THE PROBLEM
Copy word for word the lines in the records below, starting at the line with "Clone this chart in matplotlib." and ending at the line with "plt.rcParams['font.family'] = ['Liberation". Skip the pictures.

>> begin GIVEN ENTRIES

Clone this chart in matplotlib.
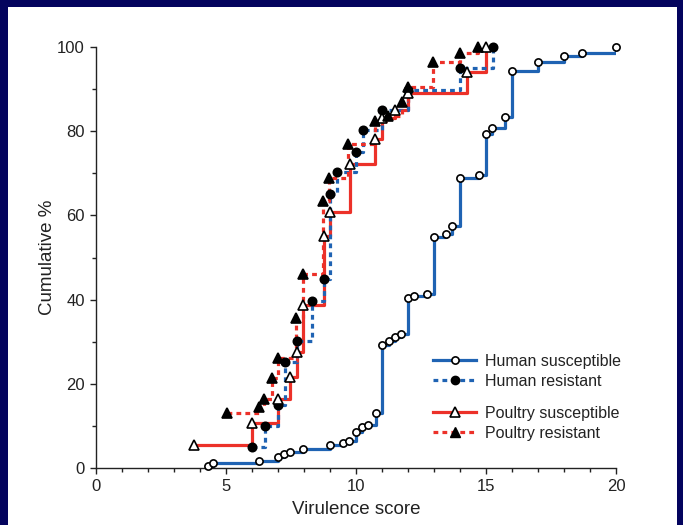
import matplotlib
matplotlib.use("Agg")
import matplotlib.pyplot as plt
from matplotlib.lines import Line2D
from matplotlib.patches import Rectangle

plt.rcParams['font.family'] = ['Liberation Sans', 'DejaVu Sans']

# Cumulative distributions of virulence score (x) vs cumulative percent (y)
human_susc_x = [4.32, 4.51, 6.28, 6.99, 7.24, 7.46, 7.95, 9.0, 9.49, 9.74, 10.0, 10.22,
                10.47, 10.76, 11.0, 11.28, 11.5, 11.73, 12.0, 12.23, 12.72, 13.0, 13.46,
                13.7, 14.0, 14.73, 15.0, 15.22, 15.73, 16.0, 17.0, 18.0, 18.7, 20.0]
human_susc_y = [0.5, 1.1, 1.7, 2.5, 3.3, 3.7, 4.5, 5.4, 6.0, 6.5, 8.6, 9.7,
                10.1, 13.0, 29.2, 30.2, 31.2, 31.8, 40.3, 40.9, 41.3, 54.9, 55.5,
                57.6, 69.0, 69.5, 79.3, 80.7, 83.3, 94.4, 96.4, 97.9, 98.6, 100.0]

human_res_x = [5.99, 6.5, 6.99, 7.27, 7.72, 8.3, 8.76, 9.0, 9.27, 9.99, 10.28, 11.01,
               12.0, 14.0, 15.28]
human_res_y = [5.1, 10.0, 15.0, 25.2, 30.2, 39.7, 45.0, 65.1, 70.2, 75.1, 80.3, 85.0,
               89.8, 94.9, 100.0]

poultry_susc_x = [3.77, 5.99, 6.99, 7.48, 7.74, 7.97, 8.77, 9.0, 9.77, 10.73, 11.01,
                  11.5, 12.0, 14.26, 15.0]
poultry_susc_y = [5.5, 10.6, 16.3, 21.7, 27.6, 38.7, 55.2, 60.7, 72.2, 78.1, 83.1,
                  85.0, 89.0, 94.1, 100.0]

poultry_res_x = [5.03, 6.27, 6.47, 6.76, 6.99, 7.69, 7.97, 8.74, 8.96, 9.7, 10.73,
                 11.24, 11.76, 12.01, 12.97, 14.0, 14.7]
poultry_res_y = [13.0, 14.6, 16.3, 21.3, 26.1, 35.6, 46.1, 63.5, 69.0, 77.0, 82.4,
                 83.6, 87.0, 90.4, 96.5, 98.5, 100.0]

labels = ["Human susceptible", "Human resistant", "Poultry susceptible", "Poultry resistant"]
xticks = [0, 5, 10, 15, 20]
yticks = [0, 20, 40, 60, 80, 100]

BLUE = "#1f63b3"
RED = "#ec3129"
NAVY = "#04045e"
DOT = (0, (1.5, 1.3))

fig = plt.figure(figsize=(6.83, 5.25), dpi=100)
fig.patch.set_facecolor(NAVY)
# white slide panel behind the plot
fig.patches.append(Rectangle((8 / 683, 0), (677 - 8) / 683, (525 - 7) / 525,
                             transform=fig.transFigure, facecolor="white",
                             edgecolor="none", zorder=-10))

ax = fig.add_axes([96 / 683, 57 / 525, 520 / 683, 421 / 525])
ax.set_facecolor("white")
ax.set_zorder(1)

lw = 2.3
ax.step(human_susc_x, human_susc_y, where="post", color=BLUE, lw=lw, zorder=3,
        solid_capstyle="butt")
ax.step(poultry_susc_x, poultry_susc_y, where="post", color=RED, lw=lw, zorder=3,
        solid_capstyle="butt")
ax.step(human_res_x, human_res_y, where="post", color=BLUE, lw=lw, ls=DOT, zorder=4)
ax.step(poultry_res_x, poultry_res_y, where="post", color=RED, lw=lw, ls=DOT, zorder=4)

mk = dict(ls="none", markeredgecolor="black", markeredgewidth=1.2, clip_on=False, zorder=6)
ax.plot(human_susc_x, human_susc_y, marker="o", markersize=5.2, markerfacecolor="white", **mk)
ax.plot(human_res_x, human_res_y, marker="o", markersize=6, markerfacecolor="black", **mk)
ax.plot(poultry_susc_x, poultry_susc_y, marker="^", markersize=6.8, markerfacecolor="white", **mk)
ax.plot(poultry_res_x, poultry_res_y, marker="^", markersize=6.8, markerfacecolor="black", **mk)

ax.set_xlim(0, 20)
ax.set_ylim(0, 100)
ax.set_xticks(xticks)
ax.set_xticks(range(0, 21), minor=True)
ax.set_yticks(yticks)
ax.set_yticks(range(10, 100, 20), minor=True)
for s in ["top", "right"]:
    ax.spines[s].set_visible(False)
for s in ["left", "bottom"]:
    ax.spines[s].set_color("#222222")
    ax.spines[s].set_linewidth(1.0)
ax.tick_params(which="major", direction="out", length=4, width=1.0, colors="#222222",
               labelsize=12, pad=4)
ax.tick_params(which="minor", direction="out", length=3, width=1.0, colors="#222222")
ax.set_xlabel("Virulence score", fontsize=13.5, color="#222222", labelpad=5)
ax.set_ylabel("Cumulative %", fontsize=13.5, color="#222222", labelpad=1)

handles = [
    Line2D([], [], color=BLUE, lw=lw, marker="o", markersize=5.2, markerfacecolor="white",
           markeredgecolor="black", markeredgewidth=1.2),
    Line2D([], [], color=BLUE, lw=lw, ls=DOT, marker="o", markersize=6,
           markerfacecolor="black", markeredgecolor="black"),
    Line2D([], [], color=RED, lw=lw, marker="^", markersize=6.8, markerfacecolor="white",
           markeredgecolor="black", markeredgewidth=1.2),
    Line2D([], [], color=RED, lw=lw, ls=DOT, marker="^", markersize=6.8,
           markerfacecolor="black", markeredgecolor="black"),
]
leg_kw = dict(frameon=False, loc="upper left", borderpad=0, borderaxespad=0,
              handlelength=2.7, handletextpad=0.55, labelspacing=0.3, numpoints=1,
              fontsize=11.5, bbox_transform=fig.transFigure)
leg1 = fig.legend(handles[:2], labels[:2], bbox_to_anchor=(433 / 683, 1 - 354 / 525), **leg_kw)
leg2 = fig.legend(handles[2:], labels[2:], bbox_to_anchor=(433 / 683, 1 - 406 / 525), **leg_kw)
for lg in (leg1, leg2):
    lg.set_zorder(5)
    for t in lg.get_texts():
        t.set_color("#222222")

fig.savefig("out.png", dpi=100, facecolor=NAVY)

>> end GIVEN ENTRIES
>> begin GIVEN ENTRIES

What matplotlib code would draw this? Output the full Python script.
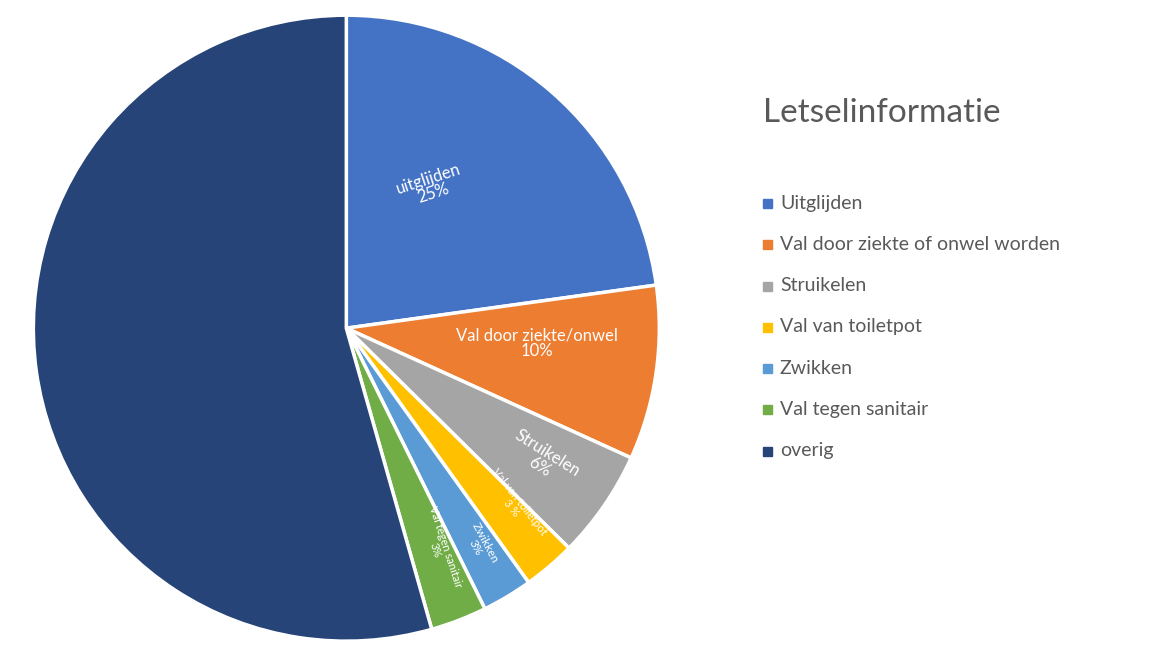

>> end GIVEN ENTRIES
>> begin GIVEN ENTRIES

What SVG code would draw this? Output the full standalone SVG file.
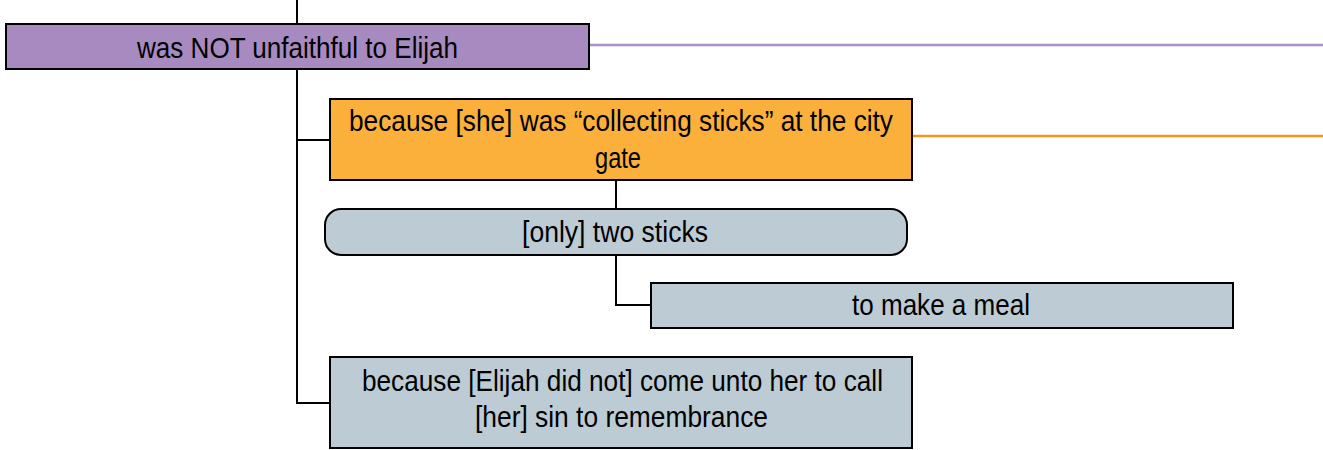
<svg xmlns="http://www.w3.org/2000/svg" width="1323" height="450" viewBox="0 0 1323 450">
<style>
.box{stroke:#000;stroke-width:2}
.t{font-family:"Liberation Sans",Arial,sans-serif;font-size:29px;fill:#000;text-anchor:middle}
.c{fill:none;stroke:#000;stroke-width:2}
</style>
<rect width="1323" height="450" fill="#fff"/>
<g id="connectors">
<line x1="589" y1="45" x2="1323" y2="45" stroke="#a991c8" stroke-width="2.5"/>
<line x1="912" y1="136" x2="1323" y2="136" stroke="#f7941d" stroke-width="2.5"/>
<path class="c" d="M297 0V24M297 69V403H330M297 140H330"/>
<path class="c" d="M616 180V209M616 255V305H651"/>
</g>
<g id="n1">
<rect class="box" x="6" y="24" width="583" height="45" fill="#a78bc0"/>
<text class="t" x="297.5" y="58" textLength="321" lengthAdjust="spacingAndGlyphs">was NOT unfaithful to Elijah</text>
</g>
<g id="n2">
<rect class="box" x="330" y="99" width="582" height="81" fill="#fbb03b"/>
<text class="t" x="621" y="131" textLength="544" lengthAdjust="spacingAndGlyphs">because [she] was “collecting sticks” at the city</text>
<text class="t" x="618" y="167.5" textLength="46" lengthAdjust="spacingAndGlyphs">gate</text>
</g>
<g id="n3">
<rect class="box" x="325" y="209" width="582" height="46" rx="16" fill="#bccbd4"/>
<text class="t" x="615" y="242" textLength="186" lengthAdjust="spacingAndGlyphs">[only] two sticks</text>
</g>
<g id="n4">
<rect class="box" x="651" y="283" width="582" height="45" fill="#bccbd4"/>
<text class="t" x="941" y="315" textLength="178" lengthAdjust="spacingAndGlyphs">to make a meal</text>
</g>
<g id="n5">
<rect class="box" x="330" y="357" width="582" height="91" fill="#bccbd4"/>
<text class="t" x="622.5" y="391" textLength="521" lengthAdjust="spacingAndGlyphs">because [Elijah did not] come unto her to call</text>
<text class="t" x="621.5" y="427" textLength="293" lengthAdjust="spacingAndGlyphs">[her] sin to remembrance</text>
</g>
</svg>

>> end GIVEN ENTRIES

EXERCISE RESULT
Clone this chart in matplotlib.
import matplotlib
matplotlib.use("Agg")
import matplotlib.pyplot as plt
from matplotlib.lines import Line2D
from matplotlib.patches import Rectangle

plt.rcParams['font.family'] = ['Liberation Sans', 'DejaVu Sans']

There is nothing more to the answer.